Given task
Every line of the material below should be repeated exactly.

══════════════════════════════

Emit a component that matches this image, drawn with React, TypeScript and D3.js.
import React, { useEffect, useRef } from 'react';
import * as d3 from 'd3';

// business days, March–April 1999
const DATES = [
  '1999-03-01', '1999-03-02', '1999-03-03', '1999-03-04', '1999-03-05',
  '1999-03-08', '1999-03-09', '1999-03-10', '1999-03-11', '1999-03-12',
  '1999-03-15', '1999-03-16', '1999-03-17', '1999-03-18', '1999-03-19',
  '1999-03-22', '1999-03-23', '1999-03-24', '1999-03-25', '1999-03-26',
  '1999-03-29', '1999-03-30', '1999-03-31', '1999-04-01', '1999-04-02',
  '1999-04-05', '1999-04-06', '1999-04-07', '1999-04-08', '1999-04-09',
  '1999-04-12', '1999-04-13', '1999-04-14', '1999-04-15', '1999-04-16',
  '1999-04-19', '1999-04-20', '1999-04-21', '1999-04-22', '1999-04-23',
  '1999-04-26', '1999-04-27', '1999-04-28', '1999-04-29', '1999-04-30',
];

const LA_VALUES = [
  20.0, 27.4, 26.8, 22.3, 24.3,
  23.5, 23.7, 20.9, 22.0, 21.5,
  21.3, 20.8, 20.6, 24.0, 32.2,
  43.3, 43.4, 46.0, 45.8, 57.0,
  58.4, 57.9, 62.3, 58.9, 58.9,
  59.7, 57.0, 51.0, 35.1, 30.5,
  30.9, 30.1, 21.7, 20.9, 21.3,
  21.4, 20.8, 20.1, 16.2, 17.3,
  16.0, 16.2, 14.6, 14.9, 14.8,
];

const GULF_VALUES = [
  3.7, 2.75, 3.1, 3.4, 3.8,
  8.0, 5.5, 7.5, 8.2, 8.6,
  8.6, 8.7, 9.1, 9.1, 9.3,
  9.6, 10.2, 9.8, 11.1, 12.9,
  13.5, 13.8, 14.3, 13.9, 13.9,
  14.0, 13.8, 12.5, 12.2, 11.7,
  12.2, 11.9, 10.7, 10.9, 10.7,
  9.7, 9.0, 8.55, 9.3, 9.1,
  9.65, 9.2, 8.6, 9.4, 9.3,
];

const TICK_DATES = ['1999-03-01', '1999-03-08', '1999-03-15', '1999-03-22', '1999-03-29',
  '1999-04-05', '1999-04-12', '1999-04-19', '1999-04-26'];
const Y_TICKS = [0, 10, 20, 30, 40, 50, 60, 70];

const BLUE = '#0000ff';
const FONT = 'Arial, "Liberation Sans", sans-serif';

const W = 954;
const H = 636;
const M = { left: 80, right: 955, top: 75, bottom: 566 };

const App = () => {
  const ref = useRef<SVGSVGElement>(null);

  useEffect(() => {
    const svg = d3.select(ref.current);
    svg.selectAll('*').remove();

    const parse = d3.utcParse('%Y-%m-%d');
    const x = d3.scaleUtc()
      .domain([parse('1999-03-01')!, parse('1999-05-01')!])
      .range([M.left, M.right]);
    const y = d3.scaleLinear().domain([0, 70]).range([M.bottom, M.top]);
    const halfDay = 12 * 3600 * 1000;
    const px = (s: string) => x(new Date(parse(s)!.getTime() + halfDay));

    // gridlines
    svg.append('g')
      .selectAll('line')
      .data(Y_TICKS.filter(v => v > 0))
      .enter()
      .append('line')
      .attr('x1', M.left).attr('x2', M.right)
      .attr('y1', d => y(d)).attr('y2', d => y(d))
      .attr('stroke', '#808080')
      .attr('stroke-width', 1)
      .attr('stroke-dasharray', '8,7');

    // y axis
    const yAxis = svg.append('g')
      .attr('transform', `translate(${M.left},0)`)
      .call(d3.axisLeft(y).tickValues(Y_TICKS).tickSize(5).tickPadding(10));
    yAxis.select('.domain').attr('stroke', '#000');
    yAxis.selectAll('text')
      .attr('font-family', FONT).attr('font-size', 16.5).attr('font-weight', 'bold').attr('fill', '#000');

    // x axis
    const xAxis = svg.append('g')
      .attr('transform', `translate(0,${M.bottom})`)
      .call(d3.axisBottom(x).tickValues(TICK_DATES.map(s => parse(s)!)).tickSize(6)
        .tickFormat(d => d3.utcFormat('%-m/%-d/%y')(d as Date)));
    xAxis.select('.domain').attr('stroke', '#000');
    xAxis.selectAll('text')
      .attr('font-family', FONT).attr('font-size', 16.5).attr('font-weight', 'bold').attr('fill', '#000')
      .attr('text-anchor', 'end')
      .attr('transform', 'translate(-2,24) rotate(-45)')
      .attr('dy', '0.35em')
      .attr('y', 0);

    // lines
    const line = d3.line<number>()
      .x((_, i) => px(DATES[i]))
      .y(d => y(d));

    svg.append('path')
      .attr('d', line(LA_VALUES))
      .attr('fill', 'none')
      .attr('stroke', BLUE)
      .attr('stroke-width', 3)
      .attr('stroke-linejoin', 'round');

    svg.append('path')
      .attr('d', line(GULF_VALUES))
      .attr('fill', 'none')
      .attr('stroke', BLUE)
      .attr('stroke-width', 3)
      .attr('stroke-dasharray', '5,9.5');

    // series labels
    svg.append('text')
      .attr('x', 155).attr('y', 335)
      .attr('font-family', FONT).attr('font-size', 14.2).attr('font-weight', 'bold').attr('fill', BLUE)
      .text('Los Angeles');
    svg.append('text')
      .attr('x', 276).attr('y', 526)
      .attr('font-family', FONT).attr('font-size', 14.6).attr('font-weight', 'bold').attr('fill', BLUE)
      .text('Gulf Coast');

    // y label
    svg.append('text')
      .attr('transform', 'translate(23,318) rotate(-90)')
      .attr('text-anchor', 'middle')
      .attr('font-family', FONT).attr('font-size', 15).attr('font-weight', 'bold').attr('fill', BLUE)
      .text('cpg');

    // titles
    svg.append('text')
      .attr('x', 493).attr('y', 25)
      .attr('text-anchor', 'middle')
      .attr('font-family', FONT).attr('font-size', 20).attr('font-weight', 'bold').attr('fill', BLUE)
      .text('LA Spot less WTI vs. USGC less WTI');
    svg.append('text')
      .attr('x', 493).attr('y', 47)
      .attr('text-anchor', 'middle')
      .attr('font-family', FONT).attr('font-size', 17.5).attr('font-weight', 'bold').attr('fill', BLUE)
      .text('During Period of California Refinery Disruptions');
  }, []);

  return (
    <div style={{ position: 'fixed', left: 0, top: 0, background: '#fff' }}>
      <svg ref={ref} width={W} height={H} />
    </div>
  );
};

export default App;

══════════════════════════════

Answer to this exercise
Emit a component that matches this image, drawn with React, TypeScript and D3.js.
import React, { useEffect, useRef } from 'react';
import * as d3 from 'd3';

// business days, March–April 1999
const DATES = [
  '1999-03-01', '1999-03-02', '1999-03-03', '1999-03-04', '1999-03-05',
  '1999-03-08', '1999-03-09', '1999-03-10', '1999-03-11', '1999-03-12',
  '1999-03-15', '1999-03-16', '1999-03-17', '1999-03-18', '1999-03-19',
  '1999-03-22', '1999-03-23', '1999-03-24', '1999-03-25', '1999-03-26',
  '1999-03-29', '1999-03-30', '1999-03-31', '1999-04-01', '1999-04-02',
  '1999-04-05', '1999-04-06', '1999-04-07', '1999-04-08', '1999-04-09',
  '1999-04-12', '1999-04-13', '1999-04-14', '1999-04-15', '1999-04-16',
  '1999-04-19', '1999-04-20', '1999-04-21', '1999-04-22', '1999-04-23',
  '1999-04-26', '1999-04-27', '1999-04-28', '1999-04-29', '1999-04-30',
];

const LA_VALUES = [
  20.0, 27.4, 26.8, 22.3, 24.3,
  23.5, 23.7, 20.9, 22.0, 21.5,
  21.3, 20.8, 20.6, 24.0, 32.2,
  43.3, 43.4, 46.0, 45.8, 57.0,
  58.4, 57.9, 62.3, 58.9, 58.9,
  59.7, 57.0, 51.0, 35.1, 30.5,
  30.9, 30.1, 21.7, 20.9, 21.3,
  21.4, 20.8, 20.1, 16.2, 17.3,
  16.0, 16.2, 14.6, 14.9, 14.8,
];

const GULF_VALUES = [
  3.7, 2.75, 3.1, 3.4, 3.8,
  8.0, 5.5, 7.5, 8.2, 8.6,
  8.6, 8.7, 9.1, 9.1, 9.3,
  9.6, 10.2, 9.8, 11.1, 12.9,
  13.5, 13.8, 14.3, 13.9, 13.9,
  14.0, 13.8, 12.5, 12.2, 11.7,
  12.2, 11.9, 10.7, 10.9, 10.7,
  9.7, 9.0, 8.55, 9.3, 9.1,
  9.65, 9.2, 8.6, 9.4, 9.3,
];

const TICK_DATES = ['1999-03-01', '1999-03-08', '1999-03-15', '1999-03-22', '1999-03-29',
  '1999-04-05', '1999-04-12', '1999-04-19', '1999-04-26'];
const Y_TICKS = [0, 10, 20, 30, 40, 50, 60, 70];

const BLUE = '#0000ff';
const FONT = 'Arial, "Liberation Sans", sans-serif';

const W = 954;
const H = 636;
const M = { left: 80, right: 955, top: 75, bottom: 566 };

const App = () => {
  const ref = useRef<SVGSVGElement>(null);

  useEffect(() => {
    const svg = d3.select(ref.current);
    svg.selectAll('*').remove();

    const parse = d3.utcParse('%Y-%m-%d');
    const x = d3.scaleUtc()
      .domain([parse('1999-03-01')!, parse('1999-05-01')!])
      .range([M.left, M.right]);
    const y = d3.scaleLinear().domain([0, 70]).range([M.bottom, M.top]);
    const halfDay = 12 * 3600 * 1000;
    const px = (s: string) => x(new Date(parse(s)!.getTime() + halfDay));

    // gridlines
    svg.append('g')
      .selectAll('line')
      .data(Y_TICKS.filter(v => v > 0))
      .enter()
      .append('line')
      .attr('x1', M.left).attr('x2', M.right)
      .attr('y1', d => y(d)).attr('y2', d => y(d))
      .attr('stroke', '#808080')
      .attr('stroke-width', 1)
      .attr('stroke-dasharray', '8,7');

    // y axis
    const yAxis = svg.append('g')
      .attr('transform', `translate(${M.left},0)`)
      .call(d3.axisLeft(y).tickValues(Y_TICKS).tickSize(5).tickPadding(10));
    yAxis.select('.domain').attr('stroke', '#000');
    yAxis.selectAll('text')
      .attr('font-family', FONT).attr('font-size', 16.5).attr('font-weight', 'bold').attr('fill', '#000');

    // x axis
    const xAxis = svg.append('g')
      .attr('transform', `translate(0,${M.bottom})`)
      .call(d3.axisBottom(x).tickValues(TICK_DATES.map(s => parse(s)!)).tickSize(6)
        .tickFormat(d => d3.utcFormat('%-m/%-d/%y')(d as Date)));
    xAxis.select('.domain').attr('stroke', '#000');
    xAxis.selectAll('text')
      .attr('font-family', FONT).attr('font-size', 16.5).attr('font-weight', 'bold').attr('fill', '#000')
      .attr('text-anchor', 'end')
      .attr('transform', 'translate(-2,24) rotate(-45)')
      .attr('dy', '0.35em')
      .attr('y', 0);

    // lines
    const line = d3.line<number>()
      .x((_, i) => px(DATES[i]))
      .y(d => y(d));

    svg.append('path')
      .attr('d', line(LA_VALUES))
      .attr('fill', 'none')
      .attr('stroke', BLUE)
      .attr('stroke-width', 3)
      .attr('stroke-linejoin', 'round');

    svg.append('path')
      .attr('d', line(GULF_VALUES))
      .attr('fill', 'none')
      .attr('stroke', BLUE)
      .attr('stroke-width', 3)
      .attr('stroke-dasharray', '5,9.5');

    // series labels
    svg.append('text')
      .attr('x', 155).attr('y', 335)
      .attr('font-family', FONT).attr('font-size', 14.2).attr('font-weight', 'bold').attr('fill', BLUE)
      .text('Los Angeles');
    svg.append('text')
      .attr('x', 276).attr('y', 526)
      .attr('font-family', FONT).attr('font-size', 14.6).attr('font-weight', 'bold').attr('fill', BLUE)
      .text('Gulf Coast');

    // y label
    svg.append('text')
      .attr('transform', 'translate(23,318) rotate(-90)')
      .attr('text-anchor', 'middle')
      .attr('font-family', FONT).attr('font-size', 15).attr('font-weight', 'bold').attr('fill', BLUE)
      .text('cpg');

    // titles
    svg.append('text')
      .attr('x', 493).attr('y', 25)
      .attr('text-anchor', 'middle')
      .attr('font-family', FONT).attr('font-size', 20).attr('font-weight', 'bold').attr('fill', BLUE)
      .text('LA Spot less WTI vs. USGC less WTI');
    svg.append('text')
      .attr('x', 493).attr('y', 47)
      .attr('text-anchor', 'middle')
      .attr('font-family', FONT).attr('font-size', 17.5).attr('font-weight', 'bold').attr('fill', BLUE)
      .text('During Period of California Refinery Disruptions');
  }, []);

  return (
    <div style={{ position: 'fixed', left: 0, top: 0, background: '#fff' }}>
      <svg ref={ref} width={W} height={H} />
    </div>
  );
};

export default App;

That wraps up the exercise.